The smallest line items cause the rigamaroles for Saline City Council at budget time. Last year, it was an extra $10,000 for Saline Main Street. This year, it’s $8,000 for the Saline Farmers Market.
It seems like arguing over $8,000 is like debating whether to throw pennies or nickels in the wishing well for a city that’s spending $3.6 million on the wastewater treatment plant only a couple years after it spent millions on the previous wastewater treatment plant project. But that’s the kind of minutiae that eats up city council’s time during budget season. Most of the money is programmed. There’s precious little disposable income for pet projects.
So, some members of Saline City Council weren’t thrilled when Farmers Market manager Christine Easley came to council with a request for additional funding this year. Council’s trying to keep a lid on spending in every area, so looking through that lens, you can see their concern. The Farmers Market is downsizing from two weekly summer markets to one. Gone is the Tuesday market. At the same time, Easley is asking for more money. For years, the market has operated two markets plus the winter market and it’s broken even. This year, the market is asking the city for an $8,500 subsidy.
Easley and her staff have volunteered their time, talents and energy for the city event. And they feel they deserve to be compensated a little more – a total of just $22,000 a year for Easley and her assistant.
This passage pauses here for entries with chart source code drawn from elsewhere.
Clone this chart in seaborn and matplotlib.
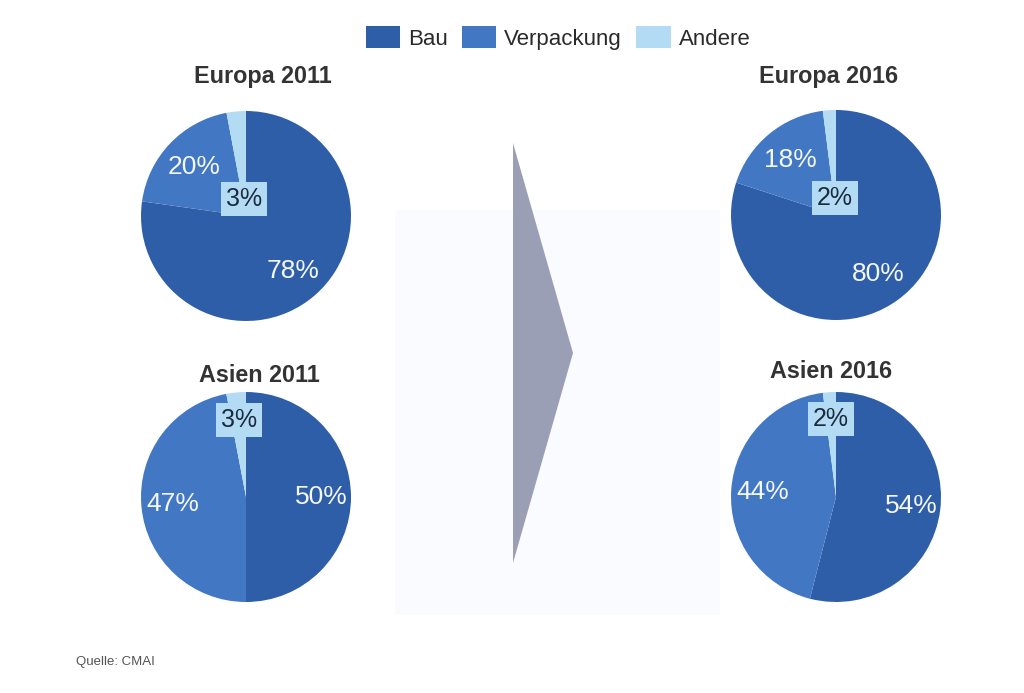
import numpy as np
import seaborn as sns
import matplotlib.pyplot as plt
from matplotlib.patches import Patch, Polygon, Rectangle

# ---------- DATA
categories = ["Bau", "Verpackung", "Andere"]
titles = ["Europa 2011", "Europa 2016", "Asien 2011", "Asien 2016"]
europa_2011 = [78, 20, 3]
europa_2016 = [80, 18, 2]
asien_2011 = [50, 47, 3]
asien_2016 = [54, 44, 2]
source = "Quelle: CMAI"

# ---------- STYLE
sns.set_theme(style="white")
plt.rcParams["font.family"] = ["Liberation Sans", "DejaVu Sans"]
palette = sns.color_palette(["#2f5ea8", "#4277c4", "#b3dcf4"])
W, H = 1024, 693

# pie centers (px), title positions (px), label radii
layout = [
    dict(c=(246, 216), t=(263, 77), lr=[0.69, 0.68, 0.16]),
    dict(c=(836, 215), t=(829, 76), lr=[0.69, 0.68, 0.16]),
    dict(c=(246, 497), t=(259, 375), lr=[0.72, 0.70, 0.74]),
    dict(c=(836, 497), t=(831, 371), lr=[0.72, 0.70, 0.74]),
]
R = 105

fig = plt.figure(figsize=(W / 100, H / 100), dpi=100)
fig.patch.set_facecolor("white")

# faint background panel and grey arrow
fig.patches.append(Rectangle((395 / W, 1 - 615 / H), 325 / W, 405 / H,
                             transform=fig.transFigure, facecolor="#f9fbfe",
                             edgecolor="none", zorder=0))
arrow = [(513, 143), (573, 353), (513, 563)]
fig.patches.append(Polygon([(x / W, 1 - y / H) for x, y in arrow], closed=True,
                           transform=fig.transFigure, facecolor="#9b9fb5",
                           edgecolor="none", zorder=1))

for values, title, lay in zip([europa_2011, europa_2016, asien_2011, asien_2016], titles, layout):
    cx, cy = lay["c"]
    ax = fig.add_axes([(cx - R) / W, 1 - (cy + R) / H, 2 * R / W, 2 * R / H])
    ax.pie(values, colors=palette, startangle=90, counterclock=False,
           radius=1, wedgeprops=dict(linewidth=0))
    ax.set_xlim(-1, 1)
    ax.set_ylim(-1, 1)
    ax.set_aspect("equal")
    ax.axis("off")

    # labels at mid-angle of each wedge
    fracs = np.array(values) / np.sum(values)
    start = 0.0
    for i, (v, f) in enumerate(zip(values, fracs)):
        mid = start + f * 180
        start += f * 360
        ang = np.deg2rad(90 - mid)
        x, y = lay["lr"][i] * np.cos(ang), lay["lr"][i] * np.sin(ang)
        if i == 2:
            ax.text(x, y, f"{v}%", ha="center", va="center", fontsize=18,
                    color="#1c2a3f", clip_on=False, zorder=5,
                    bbox=dict(boxstyle="square,pad=0.2", facecolor=palette[2],
                              edgecolor="none"))
        else:
            ax.text(x, y, f"{v}%", ha="center", va="center", fontsize=19,
                    color="#f4f7fb", zorder=5)

    tx, ty = lay["t"]
    fig.text(tx / W, 1 - ty / H, title, ha="center", va="center",
             fontsize=16.8, fontweight="bold", color="#333333")

# legend
handles = [Patch(facecolor=palette[i], edgecolor="none") for i in range(3)]
fig.legend(handles, categories, loc="center", bbox_to_anchor=(558 / W, 1 - 38 / H),
           ncol=3, frameon=False, fontsize=16, handlelength=1.55, handleheight=1.15,
           handletextpad=0.35, columnspacing=0.65, labelcolor="#2a2a2a")

fig.text(76 / W, 1 - 662 / H, source, ha="left", va="center", fontsize=9.5,
         color="#555555")

plt.savefig("out.png", dpi=100)
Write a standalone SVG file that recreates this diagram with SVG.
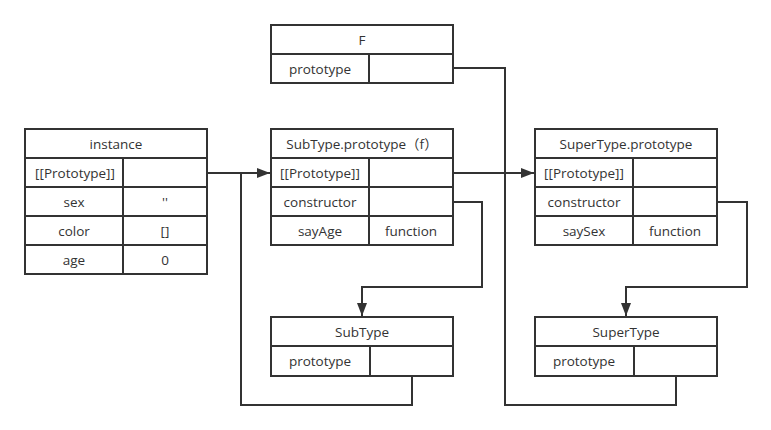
<svg xmlns="http://www.w3.org/2000/svg" width="771" height="430" viewBox="0 0 771 430">
<style>
.box{fill:#fff;stroke:#333;stroke-width:2}
.ln{stroke:#333;stroke-width:2;fill:none}
.t{font-family:"Open Sans","Noto Sans CJK SC",sans-serif;font-size:13.5px;fill:#333;text-anchor:middle;dominant-baseline:central}
.c{stroke:#333;stroke-width:2;fill:none}
</style>
<defs>
<marker id="arr" markerUnits="userSpaceOnUse" markerWidth="14" markerHeight="10" refX="13" refY="5" orient="auto">
<path d="M0,0 L13,5 L0,10 z" fill="#333"/>
</marker>
</defs>
<rect width="771" height="430" fill="#fff"/>
<g id="connectors">
<path class="c" d="M207,173 H270" marker-end="url(#arr)"/>
<path class="c" d="M453,173 H534" marker-end="url(#arr)"/>
<path class="c" d="M453,68 H505 V405 H676 V376"/>
<path class="c" d="M453,202 H482 V287 H362 V316" marker-end="url(#arr)"/>
<path class="c" d="M717,202 H747 V287 H626 V316" marker-end="url(#arr)"/>
<path class="c" d="M412,376 V405 H241 V173"/>
</g>
<g id="instance">
<rect class="box" x="25" y="129" width="182" height="145"/>
<path class="ln" d="M25,158 H207 M25,187 H207 M25,216 H207 M25,245 H207 M123,158 V274"/>
<text class="t" x="116" y="144">instance</text>
<text class="t" x="75" y="173">[[Prototype]]</text>
<text class="t" x="74" y="202">sex</text>
<text class="t" x="165" y="202">''</text>
<text class="t" x="74" y="231">color</text>
<text class="t" x="165" y="231">[]</text>
<text class="t" x="74" y="260">age</text>
<text class="t" x="165" y="260">0</text>
</g>
<g id="F">
<rect class="box" x="271" y="25" width="182" height="58"/>
<path class="ln" d="M271,54 H453 M369,54 V83"/>
<text class="t" x="362" y="40">F</text>
<text class="t" x="320" y="69">prototype</text>
</g>
<g id="subtype-prototype">
<rect class="box" x="271" y="129" width="182" height="116"/>
<path class="ln" d="M271,158 H453 M271,187 H453 M271,216 H453 M369,158 V245"/>
<text class="t" x="362" y="144">SubType.prototype（f）</text>
<text class="t" x="320" y="173">[[Prototype]]</text>
<text class="t" x="320" y="202">constructor</text>
<text class="t" x="320" y="231">sayAge</text>
<text class="t" x="411" y="231">function</text>
</g>
<g id="supertype-prototype">
<rect class="box" x="535" y="129" width="182" height="116"/>
<path class="ln" d="M535,158 H717 M535,187 H717 M535,216 H717 M633,158 V245"/>
<text class="t" x="626" y="144">SuperType.prototype</text>
<text class="t" x="584" y="173">[[Prototype]]</text>
<text class="t" x="584" y="202">constructor</text>
<text class="t" x="584" y="231">saySex</text>
<text class="t" x="675" y="231">function</text>
</g>
<g id="subtype">
<rect class="box" x="271" y="317" width="182" height="59"/>
<path class="ln" d="M271,346 H453 M370,346 V376"/>
<text class="t" x="362" y="332">SubType</text>
<text class="t" x="320" y="361">prototype</text>
</g>
<g id="supertype">
<rect class="box" x="535" y="317" width="182" height="59"/>
<path class="ln" d="M535,346 H717 M634,346 V376"/>
<text class="t" x="626" y="332">SuperType</text>
<text class="t" x="584" y="361">prototype</text>
</g>
</svg>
Dean Girbach is probably the most socially liberal member of city council. But when it comes to spending city funds, he’s the kind of stickler who’d make most conservatives proud. He was the one council member who came right out and said he was opposed to the farmer’s market’s proposal. And, even though it’s only $8,500, it’s the precedent. Once you decide you’re subsidizing the market, what’s to stop the subsidy from growing. 10 years from now, you could be looking at a $40,000 subsidy. Who knows? Although, you might have a kick ass market as a result.
Still, we are talking about $8,500 in a $13.3 million budget.
Now, I’ve seen Farmer’s Market proponents suggest the market brings millions of dollars of business to downtown Saline. Those numbers are simply not credible. But what the market does bring to Saline is foot traffic. It brings a happy buzz to downtown Saline. It brings colorful flowers and fresh baked cookies and eggs straight the chicken coop. And, yes, talk to the businesses owners who open in the mornings on Saturdays, the market does bring business to downtown Saline.
Downtown Saline is crippled by a lack of foot traffic. The Farmers Market is one of the few times of the week downtown feels the way it should. It feels lively. It feels social.
I don’t know why the Farmers Market stopped working as well at the library on Tuesdays. I’ve seen many people say the Tuesday market at the Rentschler Farm just wasn’t convenient – and I tend to agree with them.
Mayor Brian Marl seems to support the Farmers’ market request, at least temporarily. He wants to see them build a sustainable market that pays for itself. And perhaps that should be the goal. Give the market three years of subsidies to improve and grow revenue so that it pays for itself.
The City of Saline and Saline Main Street can help the market.
There are some obvious solutions. Wouldn’t it be nice to see the weekday market on South Ann Arbor Street?
Every Thursday, Saline Main Street closes down the street for the Summer Music Series. Why not have the market there, too? Maybe from 4:30 to 8:30 p.m. You’ve got music. You’ve usually got some kind of kids activities. Sure, Pittsfield Township has a market on Thursdays. But the vendors will go where the sales are made. And if you’ve got a built in crowd already waiting for you on Thursday evenings, they’ll come to downtown Saline.
Besides, maybe, as Councillor Girbach suggests, the Farmers Market should be the dominion of Saline Main Street. Their goals seem congruent. (Although, the winter farmers market could be an issue)
The Saline Post has been a supporter of the Farmers Market – because we believe in local.
Former Manager Nancy Crisp is used to post about the Farmers Market on a weekly basis, and we’ve offered the same to the Farmer’s Market. We offer the Farmers Market what we offer most community organizations – a free platform to share information with the community. So far, the new managers haven’t used our resource much.
But when they do, we’re ready to help.